Since its completion 15 years ago, the Vista Historical Mural is showing its cracks, which is why Steve Thomas re-commissioned artist Clayton Parker to restore a portion of the artwork to its former glory.
The mural runs 564 feet along Vistacado Lane between North Indiana and Michigan avenues, spanning nine businesses, and is recognized by Guinness World Record as the longest continuous mural in the world. The flowing mural connects Vista’s past as its present zooms by in cars and trucks along Vista Village Drive.
“There was old, rotted wood, there were doors that were never going to be used with our configuration and it was an eyesore,” Thomas said. “We tracked him down and he knows all the history. When I heard that history, it was, ‘You have to protect this.’”
Parker, 70, and retired after 50 years, came back after Thomas contacted him to tell him of his plans to restore his work. Thomas recently purchased the corner business and is renovating the inside and will open the Barrel & Stave Pour House early next year.
After Thomas bought the property, he was at a crossroads of what to do with the mural as it was falling apart. But two people who stopped to gaze at the mural told him how unique and that it was historic, which led Thomas to learn about the history of the mural.

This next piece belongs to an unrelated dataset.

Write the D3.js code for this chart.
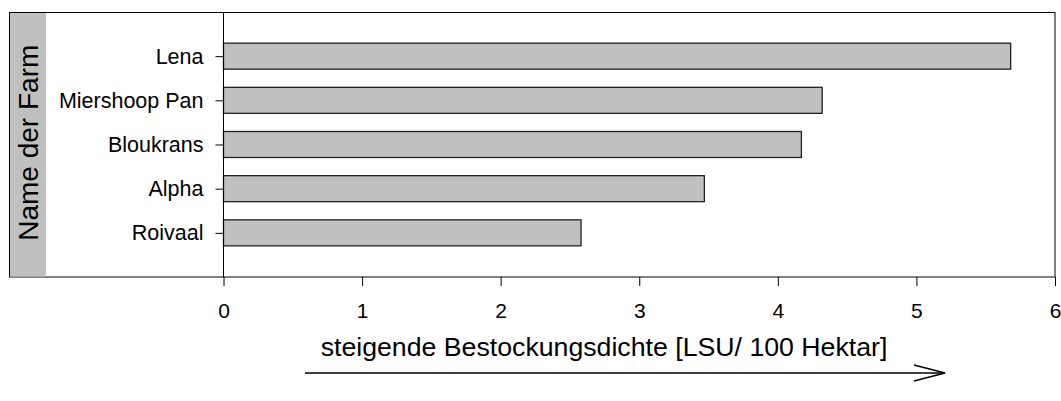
<!DOCTYPE html>
<html>
<head>
<meta charset="utf-8">
<script src="https://cdn.jsdelivr.net/npm/d3@7"></script>
<style>
  body { margin: 0; background: #fff; }
  svg text { font-family: "Liberation Sans", Arial, sans-serif; fill: #000; }
</style>
</head>
<body>
<svg id="chart" width="1061" height="401"></svg>
<script>
// farm names, top to bottom
const farms = ["Lena", "Miershoop Pan", "Bloukrans", "Alpha", "Roivaal"];
// stocking density [LSU / 100 ha]
const density = [5.68, 4.32, 4.17, 3.47, 2.58];
const xTicks = [0, 1, 2, 3, 4, 5, 6];

const yTitle = "Name der Farm";
const xTitle = "steigende Bestockungsdichte [LSU/ 100 Hektar]";

const box = { left: 9.5, top: 12.5, right: 1055, bottom: 277 };
const plotLeft = 223.5;
const barHeight = 26;

const svg = d3.select("#chart");

const x = d3.scaleLinear().domain([0, 6]).range([plotLeft, box.right]);
const y = d3.scalePoint().domain(farms).range([12, 277]).padding(1);

// frame + grey title strip
svg.append("rect")
  .attr("x", box.left).attr("y", box.top)
  .attr("width", box.right - box.left).attr("height", box.bottom - box.top)
  .attr("fill", "#fff").attr("stroke", "#000").attr("stroke-width", 1);

svg.append("rect")
  .attr("x", box.left + 0.5).attr("y", box.top + 0.5)
  .attr("width", 46 - box.left - 0.5).attr("height", box.bottom - box.top - 1)
  .attr("fill", "#c0c0c0");

svg.append("text")
  .attr("transform", "translate(" + 37.5 + "," + ((box.top + box.bottom) / 2 - 2) + ") rotate(-90)")
  .attr("text-anchor", "middle")
  .attr("font-size", "28px")
  .text(yTitle);

// bars
const data = farms.map((f, i) => ({ name: f, value: density[i] }));

svg.append("g")
  .selectAll("rect")
  .data(data)
  .enter().append("rect")
  .attr("x", x(0))
  .attr("y", (d) => y(d.name) - barHeight / 2)
  .attr("width", (d) => x(d.value) - x(0))
  .attr("height", barHeight)
  .attr("fill", "#c0c0c0")
  .attr("stroke", "#222")
  .attr("stroke-width", 1.3);

// axes
const xAxis = d3.axisBottom(x)
  .tickValues(xTicks)
  .tickFormat(d3.format("d"))
  .tickSize(9)
  .tickPadding(17);

const gx = svg.append("g")
  .attr("transform", "translate(0," + box.bottom + ")")
  .call(xAxis);
gx.select(".domain").remove();
gx.selectAll("line").attr("stroke", "#000");
gx.selectAll("text").attr("font-size", "21px").attr("font-family", null);

const yAxis = d3.axisLeft(y)
  .tickSize(8)
  .tickPadding(12);

const gy = svg.append("g")
  .attr("transform", "translate(" + plotLeft + ",0)")
  .call(yAxis);
gy.select(".domain").attr("d", "M0," + box.top + "V" + box.bottom).attr("stroke", "#000");
gy.selectAll("line").attr("stroke", "#000");
gy.selectAll("text").attr("font-size", "21.5px").attr("font-family", null);

// axis title with arrow
svg.append("text")
  .attr("x", 604)
  .attr("y", 356)
  .attr("text-anchor", "middle")
  .attr("font-size", "26.7px")
  .text(xTitle);

const arrowY = 373;
const arrow = d3.line();
svg.append("path")
  .attr("d", arrow([[305, arrowY], [945, arrowY]]))
  .attr("stroke", "#000").attr("stroke-width", 1.5).attr("fill", "none");
svg.append("path")
  .attr("d", arrow([[914, arrowY - 8], [945, arrowY], [914, arrowY + 8]]))
  .attr("stroke", "#000").attr("stroke-width", 1.5).attr("fill", "none");
</script>
</body>
</html>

The mural tells a bit of the city’s history, starting with the Luiseño Indians, the city’s deep Mexican culture, callouts to the 1950s and ’60s, plus more. It inspired Thomas to act to reactivate the mural.
As for the building, bricks were missing and have been replaced, the rotted wood and doors replaced or eliminated as Thomas is restoring the exterior of the building as well.
Parker, meanwhile, explained the history behind the commissioning of the mural, which began in 2001. He was tapped by the city and it took one year of research and planning to finalize the mural.
“We had some of the oldest living residents in Vista, got together and they brought photos,” Parker recalled. “We pieced together an authentic timeline from the Luiseño Indians to the avocado growth. I did a long sketch that I had to show the City Council that wrapped around the chambers.”
But there were deeper challenges, as corralling nine independent business owners and selling them on the project was tough, Parker said. He said several had “beefs” with the city for a variety of issues, along with doubts about the project, but eventually, they all came together.
The city and business owners greenlit the project in 2002, but Parker had clients all over the country and wouldn’t abandon them to solely work on the mural, a point he made clear when he was recruited.
“It was a lot of degrees of difficulty,” Parker said. “Everything had to be primed and sanded and prepared before I started painting, or your paint would fall off.”
The restoration, though, has only been commissioned by Thomas for his building, where the frontage sits along Main Street, while the mural wraps around N. Indiana Avenue and Vistacado Lane.
Perhaps one of the most endearing parts of the legacy, Parker said, is the mural has never been defaced. No graffiti or “tagging,” which he said shows respect between artists, even for those who cross over the law.